» Task objective:
Exactly as written, please set down all of the entries again, with no pictures.

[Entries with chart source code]
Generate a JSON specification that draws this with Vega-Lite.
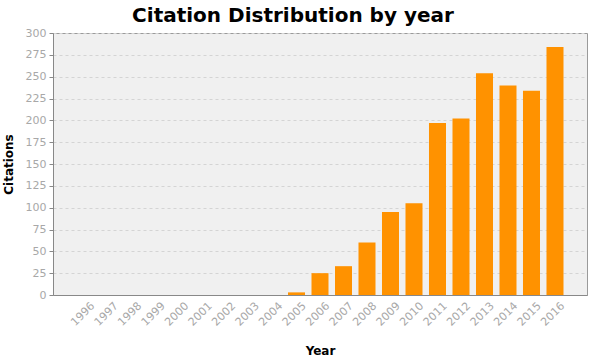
{
  "$schema": "https://vega.github.io/schema/vega-lite/v6.json",
  "autosize": {"type": "none"},
  "padding": {"left": 53, "top": 33, "right": 13, "bottom": 65},
  "width": 534,
  "height": 262,
  "background": "white",
  "title": {
    "text": "Citation Distribution by year",
    "font": "DejaVu Sans",
    "fontSize": 20,
    "fontWeight": "bold",
    "color": "#000000",
    "anchor": "middle",
    "dx": -27,
    "offset": 1
  },
  "config": {
    "view": {"fill": "#f0f0f0", "stroke": "#9a9a9a", "strokeWidth": 1},
    "axis": {
      "labelFont": "DejaVu Sans",
      "labelFontSize": 11,
      "labelColor": "#a8a8a8",
      "titleFont": "DejaVu Sans",
      "titleFontSize": 12,
      "titleFontWeight": "bold",
      "titleColor": "#000000",
      "domainColor": "#888888",
      "tickColor": "#888888"
    }
  },
  "data": {
    "values": [
      {"year": "1996", "citations": 0},
      {"year": "1997", "citations": 0},
      {"year": "1998", "citations": 0},
      {"year": "1999", "citations": 0},
      {"year": "2000", "citations": 0},
      {"year": "2001", "citations": 0},
      {"year": "2002", "citations": 0},
      {"year": "2003", "citations": 0},
      {"year": "2004", "citations": 0},
      {"year": "2005", "citations": 3},
      {"year": "2006", "citations": 25},
      {"year": "2007", "citations": 33},
      {"year": "2008", "citations": 60},
      {"year": "2009", "citations": 95},
      {"year": "2010", "citations": 105},
      {"year": "2011", "citations": 197},
      {"year": "2012", "citations": 202},
      {"year": "2013", "citations": 254},
      {"year": "2014", "citations": 240},
      {"year": "2015", "citations": 234},
      {"year": "2016", "citations": 284}
    ]
  },
  "mark": {"type": "bar", "color": "#ff9200"},
  "encoding": {
    "x": {
      "field": "year",
      "type": "ordinal",
      "title": "Year",
      "scale": {"paddingInner": 0.276, "paddingOuter": 1.23},
      "axis": {
        "labelAngle": -45,
        "labelAlign": "right",
        "labelBaseline": "middle",
        "ticks": false,
        "labelPadding": 9,
        "labelOffset": 8,
        "titleY": 50,
        "domainColor": "#888888"
      }
    },
    "y": {
      "field": "citations",
      "type": "quantitative",
      "title": "Citations",
      "scale": {"domain": [0, 300], "nice": false},
      "axis": {
        "values": [0, 25, 50, 75, 100, 125, 150, 175, 200, 225, 250, 275, 300],
        "tickSize": 4,
        "labelPadding": 3,
        "gridColor": "#d4d4d4",
        "gridDash": [3, 3],
        "titleX": -38
      }
    }
  }
}
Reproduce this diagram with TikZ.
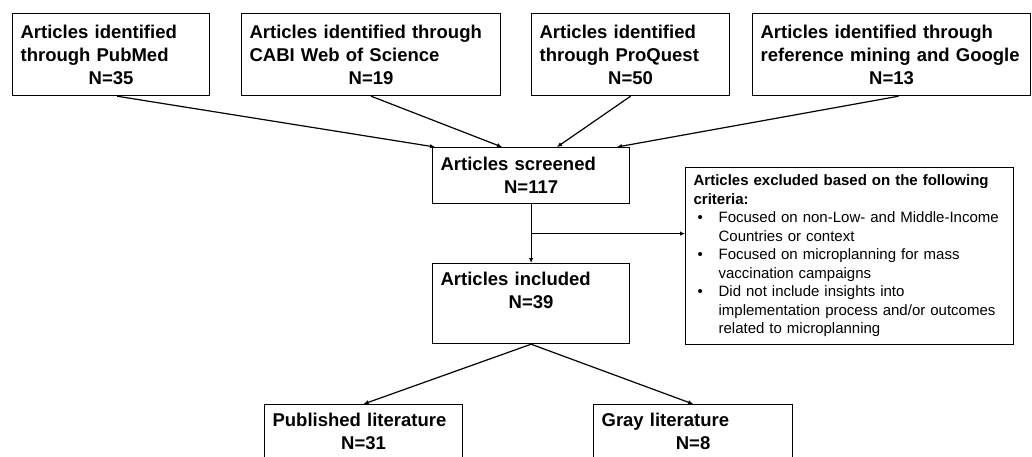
\documentclass[tikz,border=0pt]{standalone}
\usepackage{fontspec}
\setmainfont{Liberation Sans}
\usepackage{tikz}
\usetikzlibrary{positioning,arrows.meta,calc}
\definecolor{ink}{HTML}{000000}
\newcommand{\ncount}[1]{\makebox[\linewidth]{#1}}
\newcommand{\bitem}{\hspace*{4pt}\makebox[21pt][l]{\textbullet}}
\newcommand{\bcont}{\hspace*{25pt}}

\begin{document}
\begin{tikzpicture}[x=1pt,y=-1pt,>={Latex[length=5pt,width=4.5pt]},
    flowbox/.style={draw=ink, line width=1.2pt, anchor=north west, inner xsep=8pt, inner ysep=0pt,
      align=left, font=\bfseries\fontsize{18.5}{23}\selectfont},
    notebox/.style={flowbox, font=\fontsize{15}{18.5}\selectfont},
    link/.style={->, draw=ink, line width=1.2pt}]
        \useasboundingbox (0,0) rectangle (1032,456);
        \clip (0,0) rectangle (1032,456);
        \node[flowbox, text width=181pt, minimum height=82pt] (pubmed) at (12,13)
          {Articles identified\\through PubMed\\\ncount{N=35}};
        \node[flowbox, text width=243pt, minimum height=82pt] (cabi) at (241,13)
          {Articles identified through\\CABI Web of Science\\\ncount{N=19}};
        \node[flowbox, text width=182pt, minimum height=82pt] (proquest) at (531,13)
          {Articles identified\\through ProQuest\\\ncount{N=50}};
        \node[flowbox, text width=262pt, minimum height=82pt] (refmining) at (752,13)
          {Articles identified through\\reference mining and Google\\\ncount{N=13}};
        \node[flowbox, text width=181pt, minimum height=56pt] (screened) at (432,147)
          {Articles screened\\\ncount{N=117}};
        \node[flowbox, text width=181pt, minimum height=80pt] (included) at (432,263)
          {Articles included\\\ncount{N=39\rule[-26pt]{0pt}{26pt}}};
        \node[notebox, text width=312pt, minimum height=177pt] (excluded) at (685,167)
          {\textbf{Articles excluded based on the following}\\
           \textbf{criteria:}\\
           \bitem Focused on non-Low- and Middle-Income\\
           \bcont Countries or context\\
           \bitem Focused on microplanning for mass\\
           \bcont vaccination campaigns\\
           \bitem Did not include insights into\\
           \bcont implementation process and/or outcomes\\
           \bcont related to microplanning};
        \node[flowbox, text width=182pt, minimum height=80pt] (published) at (264,404)
          {Published literature\\\ncount{N=31\rule[-26pt]{0pt}{26pt}}};
        \node[flowbox, text width=183pt, minimum height=80pt] (gray) at (593,404)
          {Gray literature\\\ncount{N=8\rule[-26pt]{0pt}{26pt}}};

        \draw[link] ([xshift=6pt]pubmed.south) -- ([xshift=3pt]screened.north west);
        \draw[link] (cabi.south) -- ([xshift=70pt]screened.north west);
        \draw[link] (proquest.south) -- ([xshift=125pt]screened.north west);
        \draw[link] ([xshift=7pt]refmining.south) -- ([xshift=185pt]screened.north west);
        \draw[link] (screened.south) -- (included.north);
        \coordinate (split) at ($(screened.south)!0.5!(included.north)$);
        \draw[link] (split) -- (split -| excluded.west);
        \draw[link] (included.south) -- (published.north);
        \draw[link] (included.south) -- (gray.north);
      \end{tikzpicture}
\end{document}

» Answer below:
Generate a JSON specification that draws this with Vega-Lite.
{
  "$schema": "https://vega.github.io/schema/vega-lite/v6.json",
  "autosize": {"type": "none"},
  "padding": {"left": 53, "top": 33, "right": 13, "bottom": 65},
  "width": 534,
  "height": 262,
  "background": "white",
  "title": {
    "text": "Citation Distribution by year",
    "font": "DejaVu Sans",
    "fontSize": 20,
    "fontWeight": "bold",
    "color": "#000000",
    "anchor": "middle",
    "dx": -27,
    "offset": 1
  },
  "config": {
    "view": {"fill": "#f0f0f0", "stroke": "#9a9a9a", "strokeWidth": 1},
    "axis": {
      "labelFont": "DejaVu Sans",
      "labelFontSize": 11,
      "labelColor": "#a8a8a8",
      "titleFont": "DejaVu Sans",
      "titleFontSize": 12,
      "titleFontWeight": "bold",
      "titleColor": "#000000",
      "domainColor": "#888888",
      "tickColor": "#888888"
    }
  },
  "data": {
    "values": [
      {"year": "1996", "citations": 0},
      {"year": "1997", "citations": 0},
      {"year": "1998", "citations": 0},
      {"year": "1999", "citations": 0},
      {"year": "2000", "citations": 0},
      {"year": "2001", "citations": 0},
      {"year": "2002", "citations": 0},
      {"year": "2003", "citations": 0},
      {"year": "2004", "citations": 0},
      {"year": "2005", "citations": 3},
      {"year": "2006", "citations": 25},
      {"year": "2007", "citations": 33},
      {"year": "2008", "citations": 60},
      {"year": "2009", "citations": 95},
      {"year": "2010", "citations": 105},
      {"year": "2011", "citations": 197},
      {"year": "2012", "citations": 202},
      {"year": "2013", "citations": 254},
      {"year": "2014", "citations": 240},
      {"year": "2015", "citations": 234},
      {"year": "2016", "citations": 284}
    ]
  },
  "mark": {"type": "bar", "color": "#ff9200"},
  "encoding": {
    "x": {
      "field": "year",
      "type": "ordinal",
      "title": "Year",
      "scale": {"paddingInner": 0.276, "paddingOuter": 1.23},
      "axis": {
        "labelAngle": -45,
        "labelAlign": "right",
        "labelBaseline": "middle",
        "ticks": false,
        "labelPadding": 9,
        "labelOffset": 8,
        "titleY": 50,
        "domainColor": "#888888"
      }
    },
    "y": {
      "field": "citations",
      "type": "quantitative",
      "title": "Citations",
      "scale": {"domain": [0, 300], "nice": false},
      "axis": {
        "values": [0, 25, 50, 75, 100, 125, 150, 175, 200, 225, 250, 275, 300],
        "tickSize": 4,
        "labelPadding": 3,
        "gridColor": "#d4d4d4",
        "gridDash": [3, 3],
        "titleX": -38
      }
    }
  }
}
Reproduce this diagram with TikZ.
\documentclass[tikz,border=0pt]{standalone}
\usepackage{fontspec}
\setmainfont{Liberation Sans}
\usepackage{tikz}
\usetikzlibrary{positioning,arrows.meta,calc}
\definecolor{ink}{HTML}{000000}
\newcommand{\ncount}[1]{\makebox[\linewidth]{#1}}
\newcommand{\bitem}{\hspace*{4pt}\makebox[21pt][l]{\textbullet}}
\newcommand{\bcont}{\hspace*{25pt}}

\begin{document}
\begin{tikzpicture}[x=1pt,y=-1pt,>={Latex[length=5pt,width=4.5pt]},
    flowbox/.style={draw=ink, line width=1.2pt, anchor=north west, inner xsep=8pt, inner ysep=0pt,
      align=left, font=\bfseries\fontsize{18.5}{23}\selectfont},
    notebox/.style={flowbox, font=\fontsize{15}{18.5}\selectfont},
    link/.style={->, draw=ink, line width=1.2pt}]
        \useasboundingbox (0,0) rectangle (1032,456);
        \clip (0,0) rectangle (1032,456);
        \node[flowbox, text width=181pt, minimum height=82pt] (pubmed) at (12,13)
          {Articles identified\\through PubMed\\\ncount{N=35}};
        \node[flowbox, text width=243pt, minimum height=82pt] (cabi) at (241,13)
          {Articles identified through\\CABI Web of Science\\\ncount{N=19}};
        \node[flowbox, text width=182pt, minimum height=82pt] (proquest) at (531,13)
          {Articles identified\\through ProQuest\\\ncount{N=50}};
        \node[flowbox, text width=262pt, minimum height=82pt] (refmining) at (752,13)
          {Articles identified through\\reference mining and Google\\\ncount{N=13}};
        \node[flowbox, text width=181pt, minimum height=56pt] (screened) at (432,147)
          {Articles screened\\\ncount{N=117}};
        \node[flowbox, text width=181pt, minimum height=80pt] (included) at (432,263)
          {Articles included\\\ncount{N=39\rule[-26pt]{0pt}{26pt}}};
        \node[notebox, text width=312pt, minimum height=177pt] (excluded) at (685,167)
          {\textbf{Articles excluded based on the following}\\
           \textbf{criteria:}\\
           \bitem Focused on non-Low- and Middle-Income\\
           \bcont Countries or context\\
           \bitem Focused on microplanning for mass\\
           \bcont vaccination campaigns\\
           \bitem Did not include insights into\\
           \bcont implementation process and/or outcomes\\
           \bcont related to microplanning};
        \node[flowbox, text width=182pt, minimum height=80pt] (published) at (264,404)
          {Published literature\\\ncount{N=31\rule[-26pt]{0pt}{26pt}}};
        \node[flowbox, text width=183pt, minimum height=80pt] (gray) at (593,404)
          {Gray literature\\\ncount{N=8\rule[-26pt]{0pt}{26pt}}};

        \draw[link] ([xshift=6pt]pubmed.south) -- ([xshift=3pt]screened.north west);
        \draw[link] (cabi.south) -- ([xshift=70pt]screened.north west);
        \draw[link] (proquest.south) -- ([xshift=125pt]screened.north west);
        \draw[link] ([xshift=7pt]refmining.south) -- ([xshift=185pt]screened.north west);
        \draw[link] (screened.south) -- (included.north);
        \coordinate (split) at ($(screened.south)!0.5!(included.north)$);
        \draw[link] (split) -- (split -| excluded.west);
        \draw[link] (included.south) -- (published.north);
        \draw[link] (included.south) -- (gray.north);
      \end{tikzpicture}
\end{document}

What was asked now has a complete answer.